Oceń
Robert Lewandowski nie pomógł Barcelonie w meczu z Bayernem w przedostatniej kolejce fazy grupowej Ligi Mistrzów. Drużyna Dumy Katalonii została rozbita na Camp Nou 0:3, a napastnik reprezentacji Polski nie oddał ani jednego celnego strzału. Gracze Xaviego jeszcze przed rozpoczęciem spotkania byli świadomi, że ich dni w tegorocznej LM są policzone. Wszystko przez Inter Mediolan, który pozbawił ich szans na awans do 1/8 finału, pokonując Viktorię Pilzno.

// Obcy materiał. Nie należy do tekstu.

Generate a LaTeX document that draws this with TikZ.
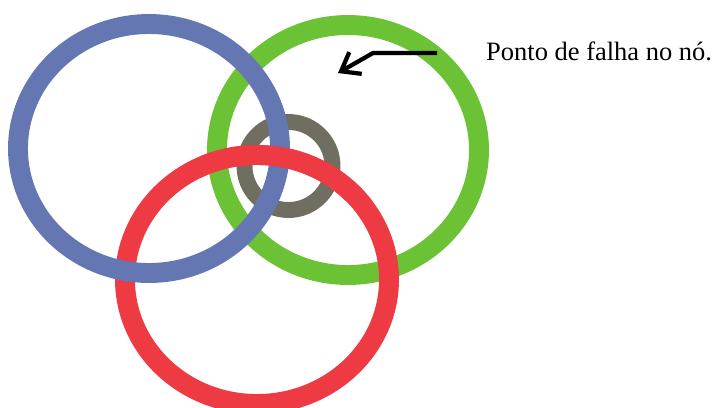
\documentclass[tikz,border=0pt]{standalone}
\usepackage{fontspec}
\setmainfont{Liberation Serif}
\usepackage{tikz}
\usetikzlibrary{arrows.meta}
\definecolor{ringBlue}{HTML}{6577B3}
\definecolor{ringGreen}{HTML}{6BC235}
\definecolor{ringRed}{HTML}{EE3A43}
\definecolor{ringGray}{HTML}{706E61}
\tikzset{
  ring/.style={draw=#1, line width=17pt},
  smallring/.style={draw=#1, line width=13.6pt},
  pointer/.style={
    -{Straight Barb[length=5mm, width=7.5mm]},
    black, line width=3.6pt, line join=miter
  },
  pointershadow/.style={pointer, black!20, opacity=0.6},
  note/.style={font=\fontsize{22.6}{26}\selectfont, anchor=base west, inner sep=0pt}
}
\begin{document}
\begin{tikzpicture}[x=0.03cm, y=-0.03cm]
        \useasboundingbox (0,0) rectangle (714,407);
        % rings, bottom to top
        \draw[ring=ringGreen] (348,150) ellipse [x radius=131, y radius=125];
        \draw[smallring=ringGray] (288.5,166) circle [radius=44];
        \draw[ring=ringRed] (257,279.5) ellipse [x radius=132, y radius=124.5];
        \draw[ring=ringBlue] (149,148.5) ellipse [x radius=131, y radius=124.5];
        % red passes over blue at the top crossing
        \begin{scope}
          \clip (200,100) rectangle (400,200);
          \draw[ring=ringRed] (257,279.5) ellipse [x radius=132, y radius=124.5];
        \end{scope}
        % label and pointer
        \node[note] (falha) at (486,60) {Ponto de falha no nó.};
        \coordinate (tail) at (437,53);
        \coordinate (bend) at (373,53);
        \coordinate (tip) at (338,73);
        \draw[pointershadow, shift={(2,4)}] (tail) -- (bend) -- (tip);
        \draw[pointer] (tail) -- (bend) -- (tip);
      \end{tikzpicture}
\end{document}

Piłkarze z Monachium doskonale poradzili sobie z Lewandowskim, który nie potrafił urwać się obrońcom swojego byłego klubu. Finalnie 34-latek opuścił plac gry pod koniec spotkania. Jak dowiedział się niemiecki kanał Sport 1 Polak tuż po zakończeniu meczu udał się do szatni Bayernu, co potwierdził Hasan Salihamidzić.
Lewandowski w szatni Bayernu. Niemcy ujawnili, co się działo
- Lewy spotkał się z nami w szatni. Przeprowadziliśmy krótką rozmowę, ale nie zagłębialiśmy się w szczegóły. To dobry facet i życzymy mu wszystkiego najlepszego - powiedział w rozmowie ze Sport 1 dyrektor sportowy mistrzów Bundesligi.
- Zawsze jest miło spotkać się ponownie z Lewym. Oczywiście, współczuję mu, bo wiem, jakim jest ambitnym sportowcem - dodał Thomas Mueller.
Ostatecznie Bayern zapewnił sobie zwycięstwo w grupie C, a tym samym rozstawienie w losowaniu w 1/8 finału. Z kolei Lewandowski na wiosnę powalczy o triumf w Lidze Europy. Zanim do tego dojdzie kapitan biało-czerwonych razem z resztą graczy Barcelony pożegna się z Ligą Mistrzów starciem z Viktorią Pilzno.